Negotiations between India and France on closing the deal for 36 Rafale multi-role fighters have entered their last, hectic phase. The two nations are now seeking simultaneous inking of the Inter-Government Agreement (IGA) and Commercial Contract during President Francois Hollande’s Republic Day visit, now less than a week away.
Top sources told Hindustan Times that France has this week indicated a maximum price of around 11.6 billion Euros for 36 fighters with full armament complement. That works out to Rs 85,000 crore for three squadrons. The French offer takes into account an annual inflation rate of around 5 per cent with deliveries beginning 2019.

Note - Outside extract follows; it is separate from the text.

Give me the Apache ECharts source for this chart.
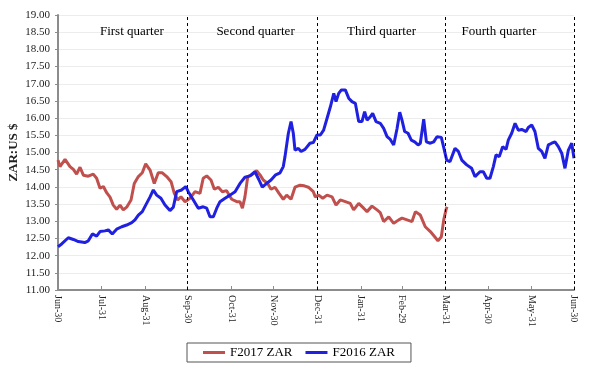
<!DOCTYPE html>
<html>
<head>
<meta charset="utf-8">
<script src="https://cdn.jsdelivr.net/npm/echarts@6/dist/echarts.min.js"></script>
<style>html,body{margin:0;padding:0;background:#fff;}#c{width:592px;height:371px;}</style>
</head>
<body>
<div id="c"></div>
<script>
// Days counted from 30 June (start of the financial year)
const tickDays = [0, 31, 62, 92, 123, 153, 184, 215, 244, 275, 305, 336, 366];
const tickLabels = ['Jun-30','Jul-31','Aug-31','Sep-30','Oct-31','Nov-30','Dec-31','Jan-31','Feb-29','Mar-31','Apr-30','May-31','Jun-30'];
const quarterNames = ['First quarter','Second quarter','Third quarter','Fourth quarter'];
const quarterBounds = [0, 92, 184, 275, 366];

const f2016Days = [0,2.6,7.3,10.9,14.4,19,21.5,24.4,27.4,29.8,33.3,35.7,38.5,41.6,45.2,48.7,52.3,54.6,57,59.8,62.2,65.3,67.6,70,73,75.9,79.4,81.8,84.2,87.7,90.6,
  92.4,96,99.5,103,105.5,107.8,110.2,112.6,114.9,118.5,122,125.6,129.1,132.6,136.2,139.7,142.6,144.9,148,151.1,154.4,157.5,159.8,161,163.4,165.3,166.9,168.1,170.5,172.4,175.2,178.7,181.1,
  183.7,186.1,188.4,190.8,193.2,195.6,197.2,199.1,201,203.8,206.2,208.5,210.9,213.3,215.6,217.5,219.2,221.5,223.2,225.6,228.6,231,233.4,235.7,238.1,240.5,242.4,244,245.9,248.3,250.6,253,255.4,257,259.4,261.3,264.1,266.5,268.8,271.9,
  273.3,275.7,278,281.6,284,286.4,289.9,293.4,295.8,299.3,301.7,304.1,306.4,308.8,310.7,313,315.4,317.8,319.4,321.8,324.2,326.5,328.9,332,333.6,336,338.3,340.7,343.1,345.4,347.8,350.2,352.5,354.9,357.3,359.6,362,364.4,366];
const f2016Values = [12.26,12.34,12.52,12.47,12.41,12.38,12.43,12.63,12.57,12.70,12.72,12.75,12.63,12.77,12.84,12.89,12.96,13.04,13.18,13.28,13.47,13.71,13.91,13.76,13.67,13.47,13.31,13.41,13.86,13.91,14.01,
  13.86,13.62,13.38,13.42,13.38,13.13,13.13,13.38,13.57,13.67,13.76,13.86,14.10,14.28,14.32,14.44,14.20,13.99,14.10,14.20,14.35,14.41,14.59,14.88,15.56,15.90,15.56,15.07,15.12,15.03,15.09,15.27,15.29,
  15.51,15.51,15.65,15.99,16.33,16.72,16.48,16.72,16.82,16.82,16.58,16.48,16.43,15.90,15.90,16.19,15.94,16.04,16.14,15.90,15.85,15.70,15.46,15.38,15.22,15.70,16.17,15.94,15.61,15.56,15.36,15.31,15.22,15.27,15.97,15.31,15.27,15.31,15.46,15.44,
  15.41,14.78,14.73,15.12,15.03,14.78,14.64,14.54,14.30,14.44,14.44,14.25,14.25,14.59,14.93,14.88,15.17,15.09,15.36,15.56,15.85,15.65,15.67,15.61,15.73,15.80,15.61,15.12,15.03,14.83,15.22,15.27,15.31,15.17,14.98,14.54,15.07,15.27,14.83];

const f2017Days = [0,1.4,5,8.5,10.9,13.2,15.6,18,21.5,25,27.4,29.8,32.2,34.5,36.9,39.2,41.6,44,46.3,48.7,51.8,54.1,57,59.8,62.2,65.3,68.3,71.1,74,77.1,80.2,82.5,84.9,87.2,90.1,
  93.6,97.2,100.7,103,105.5,108.5,110.9,113.7,116.6,119.6,123.2,126.8,129.1,130.8,132.6,134.6,137.4,140.9,143.3,145.6,148.7,151.1,153.9,156.8,159.8,162.2,165.3,168.1,171.7,174.7,177.6,181.1,
  182.5,184.9,187.8,190.8,194.4,197.2,200.2,203.8,207.3,209.7,213.3,216.8,219.2,222.7,226.3,228.6,231,234.6,238.1,241.7,244,247.6,251.1,253.5,257,260.5,264.1,267.2,269.5,271.9,273.6,275.2,275.9];
const f2017Values = [14.78,14.59,14.80,14.59,14.51,14.37,14.57,14.34,14.31,14.37,14.25,13.96,14.01,13.83,13.70,13.47,13.35,13.47,13.33,13.41,13.62,14.10,14.30,14.41,14.67,14.49,14.10,14.41,14.41,14.30,14.15,13.81,13.62,13.71,13.57,
  13.67,13.86,13.81,14.25,14.32,14.20,13.93,13.99,13.86,13.89,13.64,13.57,13.57,13.38,13.71,14.30,14.35,14.47,14.35,14.20,14.10,13.93,13.99,13.81,13.64,13.76,13.64,13.99,14.05,14.03,13.99,13.86,
  13.71,13.76,13.67,13.76,13.71,13.47,13.62,13.57,13.52,13.33,13.52,13.38,13.28,13.44,13.33,13.25,12.99,13.13,12.94,13.04,13.09,13.04,12.99,13.28,13.18,12.84,12.70,12.55,12.43,12.55,13.04,13.33,13.42];

const FONT = '"Liberation Serif", "Times New Roman", serif';
const pair = (d, v) => d.map((x, i) => [x, v[i]]);
const quarterOffsets = [9, 3, 0, -11];

const chart = echarts.init(document.getElementById('c'), null, {renderer: 'canvas'});
chart.setOption({
  animation: false,
  backgroundColor: '#fff',
  grid: {left: 58, right: 18, top: 15, bottom: 81, outerBoundsMode: 'none', containLabel: false},
  legend: {
    left: 187, top: 343,
    padding: [3, 16, 3, 16],
    itemGap: 13, itemWidth: 22, itemHeight: 3,
    icon: 'rect',
    borderColor: '#555', borderWidth: 1,
    textStyle: {fontFamily: FONT, fontSize: 13, color: '#000'},
    data: ['F2017 ZAR', 'F2016 ZAR']
  },
  xAxis: {
    type: 'value', min: 0, max: 366,
    axisLine: {lineStyle: {color: '#8c8c8c', width: 2}},
    axisTick: {show: true, inside: true, length: 4, customValues: tickDays, lineStyle: {color: '#8c8c8c'}},
    axisLabel: {
      customValues: tickDays, rotate: -90, margin: 5,
      fontFamily: FONT, fontSize: 10, color: '#222',
      formatter: v => tickLabels[tickDays.indexOf(v)] || ''
    },
    splitLine: {show: false}
  },
  yAxis: {
    type: 'value', min: 11, max: 19, interval: 0.5,
    name: 'ZAR:US $', nameLocation: 'middle', nameRotate: 90, nameGap: 38, nameMoveOverlap: false,
    nameTextStyle: {fontFamily: FONT, fontSize: 13, fontWeight: 'bold', color: '#222'},
    axisLine: {show: true, lineStyle: {color: '#8c8c8c', width: 2}},
    axisTick: {show: true, length: 3, lineStyle: {color: '#8c8c8c'}},
    axisLabel: {fontFamily: FONT, fontSize: 11, color: '#222', margin: 8, formatter: v => v.toFixed(2)},
    splitLine: {show: true, lineStyle: {color: '#ececec', width: 1}}
  },
  series: [
    {
      name: 'F2017 ZAR', type: 'line', showSymbol: false, symbol: 'none',
      data: pair(f2017Days, f2017Values),
      lineStyle: {color: '#c0504d', width: 3}, itemStyle: {color: '#c0504d'},
      z: 3,
      markLine: {
        silent: true, symbol: 'none',
        lineStyle: {color: '#000', type: [3, 3], width: 1},
        label: {show: false},
        data: quarterBounds.slice(1).map(d => ({xAxis: d}))
      },
      markArea: {
        silent: true,
        itemStyle: {color: 'rgba(0,0,0,0)'},
        label: {position: 'insideTop', distance: 10, fontFamily: FONT, fontSize: 13, color: '#000'},
        data: quarterNames.map((n, i) => [
          {name: n, xAxis: quarterBounds[i], label: {offset: [quarterOffsets[i], 0]}},
          {xAxis: quarterBounds[i + 1]}
        ])
      }
    },
    {
      name: 'F2016 ZAR', type: 'line', showSymbol: false, symbol: 'none',
      data: pair(f2016Days, f2016Values),
      lineStyle: {color: '#2020e0', width: 3}, itemStyle: {color: '#2020e0'},
      z: 4
    }
  ]
});
</script>
</body>
</html>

The ministry of defence has been instructed by defence minister Manohar Parrikar to lay out a detailed proposal to beat the price down to lower than what was on offer at the time Prime Minister Narendra Modi went to France last April. “In April 2015, it was decided that the price of each aircraft would be at least 10-20 per cent less than what was being offered by manufacturer Dassault to the UPA regime for the cancelled 126 MMRCA contract. This is a government-to-government sale, and not based on lowest bidder or tender. We have asked France to calculate inflation at 1.2 per cent annually from today’s price with deliveries in 2019. This plus other discount should bring the price to around 8 billion Euros or Rs 55,000 crore for the 36 fighters,” said a senior official.
While Indian, French and Dassault officials are all in the Capital to close the commercial contract before Hollande arrives, New Delhi is clear that it will sign the IGA only with the commercial contract for the fighter deal. “French and Indian defence ministry officials are meeting today to close the commercial contract. We have not decided at this moment to but additional Rafale fighters but could examine the possible if the price is good. But this has nothing to do with the current negotiations,” said the official. National Security Advisor Ajit Doval was in Paris for two days this month to discuss the Rafale deal and the modalities of the IGA.
South Block sources said the 36 Rafale fighters will be specifically designed for Indian needs with the top-of-the-line AESA radar marking a quantum jump over existing multiple targeting capabilities. The nuclear-capable French fighter will add teeth to India’s attack capability and replace the Russian Su-30 MKI as the IAF’s main frontline fighter.